= Source material =
==============================

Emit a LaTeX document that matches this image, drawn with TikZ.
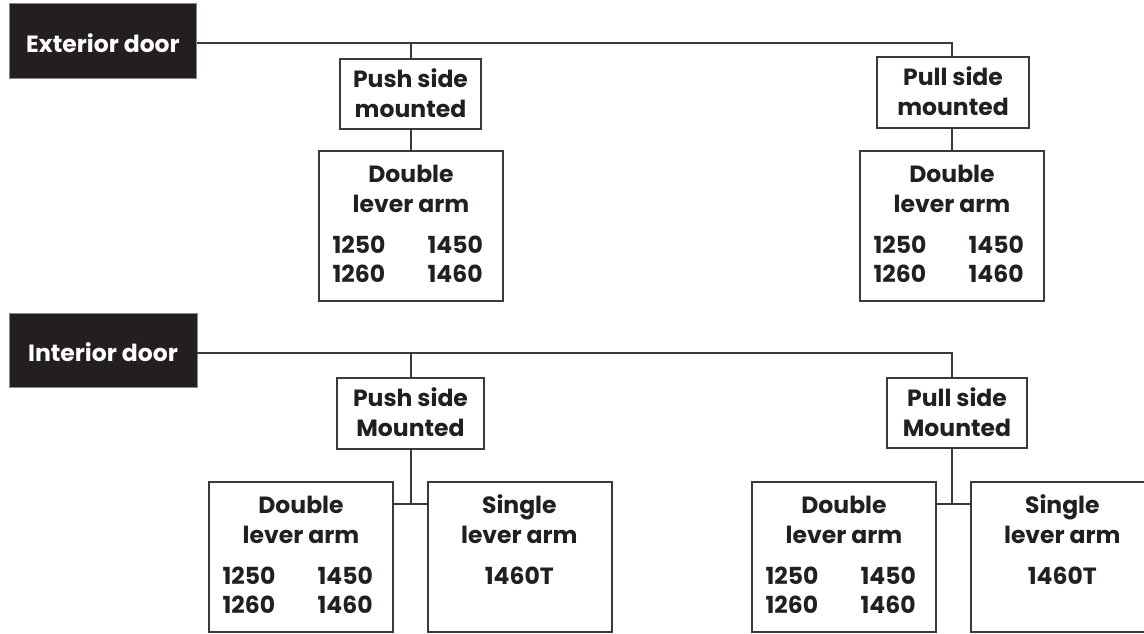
\documentclass[tikz,border=0pt]{standalone}
\usepackage{fontspec}
\setmainfont{Poppins}
\usetikzlibrary{calc}
\definecolor{ink}{HTML}{231F20}
\definecolor{edge}{HTML}{3A3A3A}
\newcommand{\dbltext}[1]{%
 \node[txt,anchor=base] (#1-a) at ($(#1.north)+(0,32)$) {Double};
 \node[txt,anchor=base] (#1-b) at ($(#1.north)+(0,62)$) {lever arm};
 \node[txt,anchor=base west] (#1-c) at ($(#1.north west)+(14,103)$) {1250};
 \node[txt,anchor=base west] (#1-d) at ($(#1.north west)+(109,103)$) {1450};
 \node[txt,anchor=base west] (#1-e) at ($(#1.north west)+(14,132)$) {1260};
 \node[txt,anchor=base west] (#1-f) at ($(#1.north west)+(109,132)$) {1460};
}
\newcommand{\sgltext}[1]{%
 \node[txt,anchor=base] (#1-a) at ($(#1.north west)+(92,32)$) {Single};
 \node[txt,anchor=base] (#1-b) at ($(#1.north west)+(92,62)$) {lever arm};
 \node[txt,anchor=base] (#1-c) at ($(#1.north west)+(92,103)$) {1460T};
}
\newcommand{\hdrtext}[3]{%
 \node[txt,anchor=base] (#1-a) at ($(#1.north)+(0,29)$) {#2};
 \node[txt,anchor=base] (#1-b) at ($(#1.north)+(0,59)$) {#3};
}
\begin{document}
\begin{tikzpicture}[x=1pt,y=-1pt,
  fnt/.style={font=\fontsize{23.5}{30}\selectfont\bfseries},
  txt/.style={fnt,inner sep=0pt,text=ink},
  dark/.style={fill=ink,draw=edge!60,line width=0.6pt,inner sep=0pt},
  box/.style={draw=edge,line width=1.3pt,fill=white,inner sep=0pt},
  wire/.style={draw=edge,line width=1.2pt}]
\useasboundingbox (0,0) rectangle (1144,633);
\clip (0,0) rectangle (1144,633);
% exterior
\node[dark,minimum width=187pt,minimum height=75pt] (ext) at (103,40.5) {};
\node[fnt,anchor=base,inner sep=0pt,text=white] (ext-t) at (103,52) {Exterior door};
\node[box,minimum width=141pt,minimum height=70pt] (pushE) at (410.5,94) {};
\node[box,minimum width=152pt,minimum height=71pt] (pullE) at (953,92.5) {};
\node[box,minimum width=184pt,minimum height=150pt] (dblE1) at (411,226) {};
\node[box,minimum width=184pt,minimum height=150pt] (dblE2) at (952,226) {};
\coordinate (eR) at (952,43);
\coordinate (eL) at (411,43);
\draw[wire] (ext.east |- eR) -- (eR) -- (pullE.north -| eR);
\draw[wire] (eL) -- (pushE.north -| eL);
\draw[wire] (pushE.south -| eL) -- (dblE1.north -| eL);
\draw[wire] (pullE.south -| eR) -- (dblE2.north -| eR);
\hdrtext{pushE}{Push side}{mounted}
\hdrtext{pullE}{Pull side}{mounted}
\dbltext{dblE1}
\dbltext{dblE2}
% interior
\node[dark,minimum width=188pt,minimum height=74pt] (int) at (103,350) {};
\node[fnt,anchor=base,inner sep=0pt,text=white] (int-t) at (103,361) {Interior door};
\node[box,minimum width=147pt,minimum height=71pt] (pushI) at (410.5,413.5) {};
\node[box,minimum width=140pt,minimum height=70pt] (pullI) at (957,413) {};
\node[box,minimum width=184pt,minimum height=150pt] (dblI1) at (301,557) {};
\node[box,minimum width=184pt,minimum height=150pt] (sglI1) at (520,557) {};
\node[box,minimum width=184pt,minimum height=150pt] (dblI2) at (844,557) {};
\node[box,minimum width=210pt,minimum height=150pt] (sglI2) at (1076,557) {};
\coordinate (iR) at (952,353);
\coordinate (iL) at (411,353);
\coordinate (jL) at (411,504);
\coordinate (jR) at (952,504);
\draw[wire] (int.east |- iR) -- (iR) -- (pullI.north -| iR);
\draw[wire] (iL) -- (pushI.north -| iL);
\draw[wire] (pushI.south -| jL) -- (jL);
\draw[wire] (dblI1.east |- jL) -- (sglI1.west |- jL);
\draw[wire] (pullI.south -| jR) -- (jR);
\draw[wire] (dblI2.east |- jR) -- (sglI2.west |- jR);
\hdrtext{pushI}{Push side}{Mounted}
\hdrtext{pullI}{Pull side}{Mounted}
\dbltext{dblI1}
\sgltext{sglI1}
\dbltext{dblI2}
\sgltext{sglI2}
\end{tikzpicture}
\end{document}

==============================

= Given exercise =
Take the listing and print it again exactly, but without any pictures.

= Reply =
Emit a LaTeX document that matches this image, drawn with TikZ.
\documentclass[tikz,border=0pt]{standalone}
\usepackage{fontspec}
\setmainfont{Poppins}
\usetikzlibrary{calc}
\definecolor{ink}{HTML}{231F20}
\definecolor{edge}{HTML}{3A3A3A}
\newcommand{\dbltext}[1]{%
 \node[txt,anchor=base] (#1-a) at ($(#1.north)+(0,32)$) {Double};
 \node[txt,anchor=base] (#1-b) at ($(#1.north)+(0,62)$) {lever arm};
 \node[txt,anchor=base west] (#1-c) at ($(#1.north west)+(14,103)$) {1250};
 \node[txt,anchor=base west] (#1-d) at ($(#1.north west)+(109,103)$) {1450};
 \node[txt,anchor=base west] (#1-e) at ($(#1.north west)+(14,132)$) {1260};
 \node[txt,anchor=base west] (#1-f) at ($(#1.north west)+(109,132)$) {1460};
}
\newcommand{\sgltext}[1]{%
 \node[txt,anchor=base] (#1-a) at ($(#1.north west)+(92,32)$) {Single};
 \node[txt,anchor=base] (#1-b) at ($(#1.north west)+(92,62)$) {lever arm};
 \node[txt,anchor=base] (#1-c) at ($(#1.north west)+(92,103)$) {1460T};
}
\newcommand{\hdrtext}[3]{%
 \node[txt,anchor=base] (#1-a) at ($(#1.north)+(0,29)$) {#2};
 \node[txt,anchor=base] (#1-b) at ($(#1.north)+(0,59)$) {#3};
}
\begin{document}
\begin{tikzpicture}[x=1pt,y=-1pt,
  fnt/.style={font=\fontsize{23.5}{30}\selectfont\bfseries},
  txt/.style={fnt,inner sep=0pt,text=ink},
  dark/.style={fill=ink,draw=edge!60,line width=0.6pt,inner sep=0pt},
  box/.style={draw=edge,line width=1.3pt,fill=white,inner sep=0pt},
  wire/.style={draw=edge,line width=1.2pt}]
\useasboundingbox (0,0) rectangle (1144,633);
\clip (0,0) rectangle (1144,633);
% exterior
\node[dark,minimum width=187pt,minimum height=75pt] (ext) at (103,40.5) {};
\node[fnt,anchor=base,inner sep=0pt,text=white] (ext-t) at (103,52) {Exterior door};
\node[box,minimum width=141pt,minimum height=70pt] (pushE) at (410.5,94) {};
\node[box,minimum width=152pt,minimum height=71pt] (pullE) at (953,92.5) {};
\node[box,minimum width=184pt,minimum height=150pt] (dblE1) at (411,226) {};
\node[box,minimum width=184pt,minimum height=150pt] (dblE2) at (952,226) {};
\coordinate (eR) at (952,43);
\coordinate (eL) at (411,43);
\draw[wire] (ext.east |- eR) -- (eR) -- (pullE.north -| eR);
\draw[wire] (eL) -- (pushE.north -| eL);
\draw[wire] (pushE.south -| eL) -- (dblE1.north -| eL);
\draw[wire] (pullE.south -| eR) -- (dblE2.north -| eR);
\hdrtext{pushE}{Push side}{mounted}
\hdrtext{pullE}{Pull side}{mounted}
\dbltext{dblE1}
\dbltext{dblE2}
% interior
\node[dark,minimum width=188pt,minimum height=74pt] (int) at (103,350) {};
\node[fnt,anchor=base,inner sep=0pt,text=white] (int-t) at (103,361) {Interior door};
\node[box,minimum width=147pt,minimum height=71pt] (pushI) at (410.5,413.5) {};
\node[box,minimum width=140pt,minimum height=70pt] (pullI) at (957,413) {};
\node[box,minimum width=184pt,minimum height=150pt] (dblI1) at (301,557) {};
\node[box,minimum width=184pt,minimum height=150pt] (sglI1) at (520,557) {};
\node[box,minimum width=184pt,minimum height=150pt] (dblI2) at (844,557) {};
\node[box,minimum width=210pt,minimum height=150pt] (sglI2) at (1076,557) {};
\coordinate (iR) at (952,353);
\coordinate (iL) at (411,353);
\coordinate (jL) at (411,504);
\coordinate (jR) at (952,504);
\draw[wire] (int.east |- iR) -- (iR) -- (pullI.north -| iR);
\draw[wire] (iL) -- (pushI.north -| iL);
\draw[wire] (pushI.south -| jL) -- (jL);
\draw[wire] (dblI1.east |- jL) -- (sglI1.west |- jL);
\draw[wire] (pullI.south -| jR) -- (jR);
\draw[wire] (dblI2.east |- jR) -- (sglI2.west |- jR);
\hdrtext{pushI}{Push side}{Mounted}
\hdrtext{pullI}{Pull side}{Mounted}
\dbltext{dblI1}
\sgltext{sglI1}
\dbltext{dblI2}
\sgltext{sglI2}
\end{tikzpicture}
\end{document}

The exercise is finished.